The conduction of ethnographic study at Haworth Tompkins, relates to two approaches of the research: material systems and the issue of how architecture is valued via mediated concepts. It builds upon HT’s in-house model maker and the firm’s understanding of material. What is real material in relation to mediation in the end?

By engaging with the case study, the research takes into account the environment surrounding the material matters i.e., implications and agencies of material application. The remote ethnographic study hopes to bring aspects of tacit knowledge in contemporary architectural practice to life with material.

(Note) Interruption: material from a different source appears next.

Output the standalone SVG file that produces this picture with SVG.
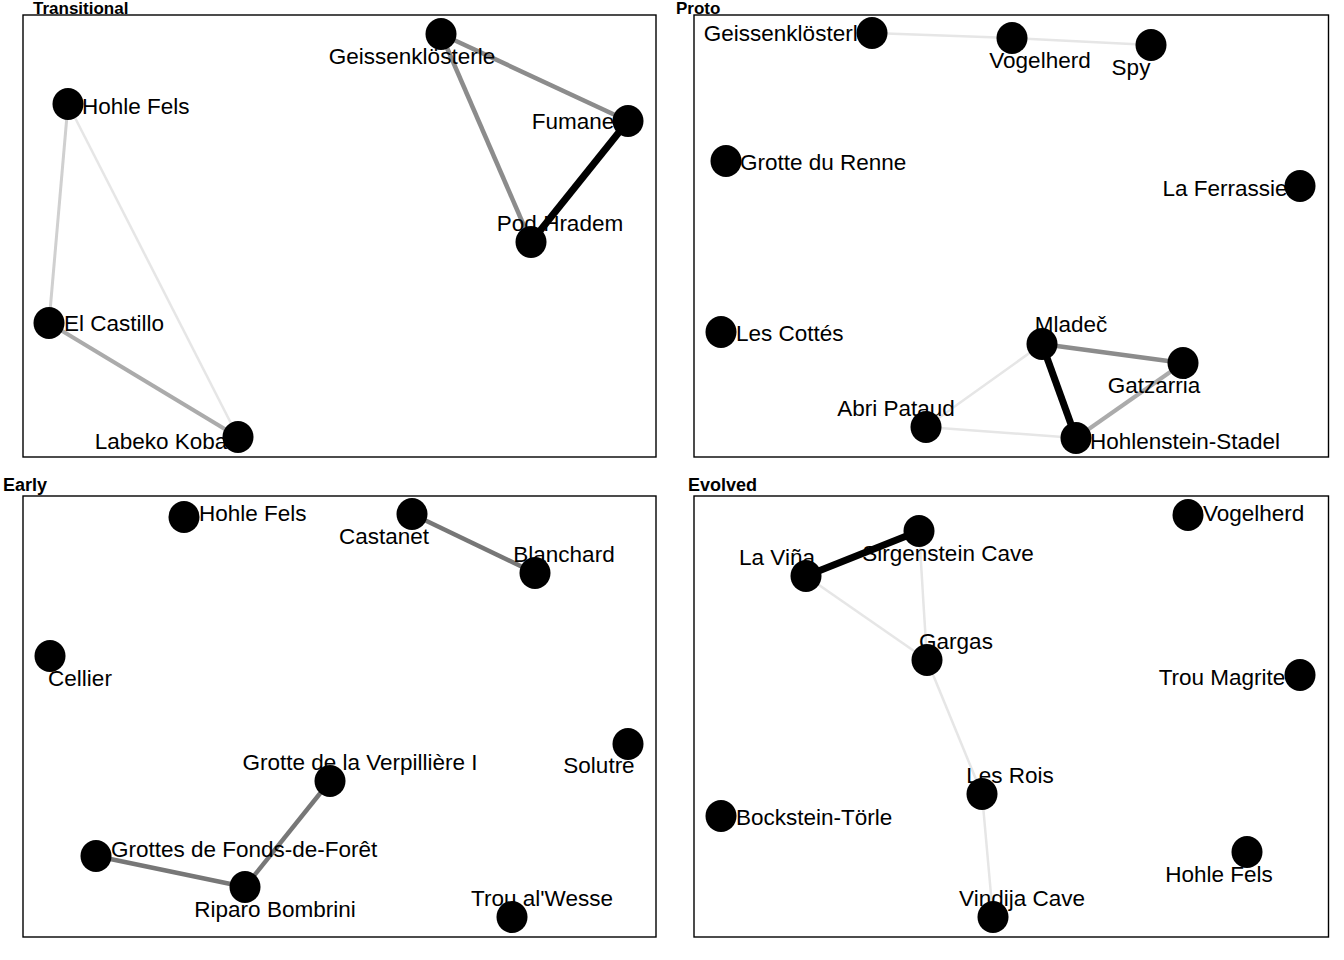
<svg xmlns="http://www.w3.org/2000/svg" width="1344" height="960" viewBox="0 0 1344 960">
<style>
.bg{fill:#fff}
.frame{fill:none;stroke:#000;stroke-width:1.4}
.title{font-family:"Liberation Sans",Arial,sans-serif;font-size:18px;font-weight:bold;fill:#000}
.top{font-size:17px}
.lbl{font-family:"Liberation Sans",Arial,sans-serif;font-size:22.5px;fill:#000}
.mid{text-anchor:middle}
.n{fill:#000}
.e{fill:none;stroke-linecap:butt}
.w1{stroke:#e6e6e6;stroke-width:2.5}
.w2{stroke:#d0d0d0;stroke-width:3}
.w3{stroke:#ababab;stroke-width:4}
.w4{stroke:#8c8c8c;stroke-width:4.5}
.w5{stroke:#777;stroke-width:4.5}
.w6{stroke:#000;stroke-width:7}
</style>
<rect class="bg" x="0" y="0" width="1344" height="960"/>

<g id="panels">
<text class="title top" x="33" y="13.5">Transitional</text>
<rect class="frame" x="23" y="15" width="633" height="442"/>
<text class="title top" x="676" y="13.5">Proto</text>
<rect class="frame" x="694" y="15" width="634.5" height="442"/>
<text class="title" x="3" y="491">Early</text>
<rect class="frame" x="23" y="496" width="633" height="441"/>
<text class="title" x="688" y="491">Evolved</text>
<rect class="frame" x="694" y="496" width="634.5" height="441"/>
</g>

<g id="connectors">
<!-- Transitional -->
<line class="e w4" x1="441" y1="34" x2="628" y2="121"/>
<line class="e w4" x1="441" y1="34" x2="531" y2="242"/>
<line class="e w6" x1="628" y1="121" x2="531" y2="242"/>
<line class="e w2" x1="68" y1="104" x2="49" y2="323"/>
<line class="e w1" x1="68" y1="104" x2="238" y2="437"/>
<line class="e w3" x1="49" y1="323" x2="238" y2="437"/>
<!-- Proto -->
<line class="e w1" x1="872" y1="33" x2="1012" y2="38"/>
<line class="e w1" x1="1012" y1="38" x2="1151" y2="45"/>
<line class="e w4" x1="1042" y1="344" x2="1183" y2="363"/>
<line class="e w6" x1="1042" y1="344" x2="1076" y2="438"/>
<line class="e w3" x1="1183" y1="363" x2="1076" y2="438"/>
<line class="e w1" x1="926" y1="427" x2="1042" y2="344"/>
<line class="e w1" x1="926" y1="427" x2="1076" y2="438"/>
<!-- Early -->
<line class="e w5" x1="412" y1="514" x2="535" y2="573"/>
<line class="e w5" x1="330" y1="781" x2="245" y2="887"/>
<line class="e w5" x1="96" y1="856" x2="245" y2="887"/>
<!-- Evolved -->
<line class="e w6" x1="806" y1="576" x2="919" y2="531"/>
<line class="e w1" x1="806" y1="576" x2="927" y2="660"/>
<line class="e w1" x1="919" y1="531" x2="927" y2="660"/>
<line class="e w1" x1="927" y1="660" x2="982" y2="794"/>
<line class="e w1" x1="982" y1="794" x2="993" y2="917"/>
</g>

<!-- Transitional nodes -->
<g id="t-geissenklosterle"><text class="lbl mid" x="412" y="64">Geissenklösterle</text><ellipse class="n" cx="441" cy="34" rx="15.5" ry="16"/></g>
<g id="t-hohle-fels"><text class="lbl" x="82" y="114">Hohle Fels</text><ellipse class="n" cx="68" cy="104" rx="15.5" ry="16"/></g>
<g id="t-fumane"><text class="lbl mid" x="573" y="129">Fumane</text><ellipse class="n" cx="628" cy="121" rx="15.5" ry="16"/></g>
<g id="t-pod-hradem"><text class="lbl mid" x="560" y="231">Pod Hradem</text><ellipse class="n" cx="531" cy="242" rx="15.5" ry="16"/></g>
<g id="t-el-castillo"><text class="lbl" x="64" y="331">El Castillo</text><ellipse class="n" cx="49" cy="323" rx="15.5" ry="16"/></g>
<g id="t-labeko-koba"><text class="lbl mid" x="161" y="449">Labeko Koba</text><ellipse class="n" cx="238" cy="437" rx="15.5" ry="16"/></g>

<!-- Proto nodes -->
<g id="p-geissenklosterle"><text class="lbl mid" x="787" y="41">Geissenklösterle</text><ellipse class="n" cx="872" cy="33" rx="15.5" ry="16"/></g>
<g id="p-vogelherd"><text class="lbl mid" x="1040" y="68">Vogelherd</text><ellipse class="n" cx="1012" cy="38" rx="15.5" ry="16"/></g>
<g id="p-spy"><text class="lbl mid" x="1131" y="75">Spy</text><ellipse class="n" cx="1151" cy="45" rx="15.5" ry="16"/></g>
<g id="p-grotte-du-renne"><text class="lbl" x="740" y="170">Grotte du Renne</text><ellipse class="n" cx="726" cy="161" rx="15.5" ry="16"/></g>
<g id="p-la-ferrassie"><text class="lbl mid" x="1225" y="196">La Ferrassie</text><ellipse class="n" cx="1300" cy="186" rx="15.5" ry="16"/></g>
<g id="p-les-cottes"><text class="lbl" x="736" y="341">Les Cottés</text><ellipse class="n" cx="721" cy="332" rx="15.5" ry="16"/></g>
<g id="p-mladec"><text class="lbl mid" x="1071" y="332">Mladeč</text><ellipse class="n" cx="1042" cy="344" rx="15.5" ry="16"/></g>
<g id="p-gatzarria"><text class="lbl mid" x="1154" y="393">Gatzarria</text><ellipse class="n" cx="1183" cy="363" rx="15.5" ry="16"/></g>
<g id="p-abri-pataud"><text class="lbl mid" x="896" y="416">Abri Pataud</text><ellipse class="n" cx="926" cy="427" rx="15.5" ry="16"/></g>
<g id="p-hohlenstein-stadel"><text class="lbl" x="1090" y="449">Hohlenstein-Stadel</text><ellipse class="n" cx="1076" cy="438" rx="15.5" ry="16"/></g>

<!-- Early nodes -->
<g id="e-hohle-fels"><text class="lbl" x="199" y="521">Hohle Fels</text><ellipse class="n" cx="184" cy="517" rx="15.5" ry="16"/></g>
<g id="e-castanet"><text class="lbl mid" x="384" y="544">Castanet</text><ellipse class="n" cx="412" cy="514" rx="15.5" ry="16"/></g>
<g id="e-blanchard"><text class="lbl mid" x="564" y="562">Blanchard</text><ellipse class="n" cx="535" cy="573" rx="15.5" ry="16"/></g>
<g id="e-cellier"><text class="lbl mid" x="80" y="686">Cellier</text><ellipse class="n" cx="50" cy="656" rx="15.5" ry="16"/></g>
<g id="e-solutre"><text class="lbl mid" x="599" y="773">Solutre</text><ellipse class="n" cx="628" cy="744" rx="15.5" ry="16"/></g>
<g id="e-grotte-verpilliere"><text class="lbl mid" x="360" y="770">Grotte de la Verpillière I</text><ellipse class="n" cx="330" cy="781" rx="15.5" ry="16"/></g>
<g id="e-grottes-fonds-de-foret"><text class="lbl" x="111" y="857">Grottes de Fonds-de-Forêt</text><ellipse class="n" cx="96" cy="856" rx="15.5" ry="16"/></g>
<g id="e-riparo-bombrini"><text class="lbl mid" x="275" y="917">Riparo Bombrini</text><ellipse class="n" cx="245" cy="887" rx="15.5" ry="16"/></g>
<g id="e-trou-al-wesse"><text class="lbl mid" x="542" y="906">Trou al'Wesse</text><ellipse class="n" cx="512" cy="917" rx="15.5" ry="16"/></g>

<!-- Evolved nodes -->
<g id="v-vogelherd"><text class="lbl" x="1203" y="521">Vogelherd</text><ellipse class="n" cx="1188" cy="515" rx="15.5" ry="16"/></g>
<g id="v-sirgenstein-cave"><text class="lbl mid" x="948" y="561">Sirgenstein Cave</text><ellipse class="n" cx="919" cy="531" rx="15.5" ry="16"/></g>
<g id="v-la-vina"><text class="lbl mid" x="777" y="565">La Viña</text><ellipse class="n" cx="806" cy="576" rx="15.5" ry="16"/></g>
<g id="v-gargas"><text class="lbl mid" x="956" y="649">Gargas</text><ellipse class="n" cx="927" cy="660" rx="15.5" ry="16"/></g>
<g id="v-trou-magrite"><text class="lbl mid" x="1222" y="685">Trou Magrite</text><ellipse class="n" cx="1300" cy="675" rx="15.5" ry="16"/></g>
<g id="v-les-rois"><text class="lbl mid" x="1010" y="783">Les Rois</text><ellipse class="n" cx="982" cy="794" rx="15.5" ry="16"/></g>
<g id="v-bockstein-torle"><text class="lbl" x="736" y="825">Bockstein-Törle</text><ellipse class="n" cx="721" cy="816" rx="15.5" ry="16"/></g>
<g id="v-hohle-fels"><text class="lbl mid" x="1219" y="882">Hohle Fels</text><ellipse class="n" cx="1247" cy="852" rx="15.5" ry="16"/></g>
<g id="v-vindija-cave"><text class="lbl mid" x="1022" y="906">Vindija Cave</text><ellipse class="n" cx="993" cy="917" rx="15.5" ry="16"/></g>
</svg>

PAper 3: Flow Feelers – Applied Ecofeminism for Men, Thomas Laurien & Kennet Öhlund, Göteborg/Borås, Sweden

“On an empty playground in a sleepy residential area, eight men meet after work. Tonight’s meeting point is not randomly chosen. Embedded in concrete and soil, beneath their feet, flows the interest of the men: a watery body who was forced into a man-made pipe almost a century ago. After having listened to an invited senior woman, living nearby, sharing stories about her father playing with frogs in the brook as a child, they spread out and form a thirty meters long line across the playground, holding a thick string between them that runs through hedges and playground equipment. They now stand brook together, trying to bridge the gap between representation – a thin and forgotten line on a map – and lived experience.” *

Daylighting is the practice of opening up urban culverted brooks as part of mitigating climate change related flooding. In the openly normative, process based, artistic and environmental humanities project “Flow Feelers”, we explore the possibilities of daylighting a specific culverted brook in the city of Borås, Sweden.

Through a study circle in applied ecofeminism for men, we try to relate to the brook as a person and as a multispecies entanglement that we too are part of. Daylighting then becomes the practice of bringing life into socially dead beings. We are thus trying to challenge the rationale for daylighting, shifting focus from fixing a broken part in a machine to telling a story about past, present and future relations between human beings and the nonhuman subjects and entities that we all depend on.

“Flow Feelers” is part of the ongoing project “Shimmer and Entanglements in the River Basin of Viskan” (www.skimmerochharvor.net), initiated by Thomas Laurien & Theo Ågren.

  • Excerpt from a chapter in the forthcoming Palgrave Handbook of Critical Posthumanism.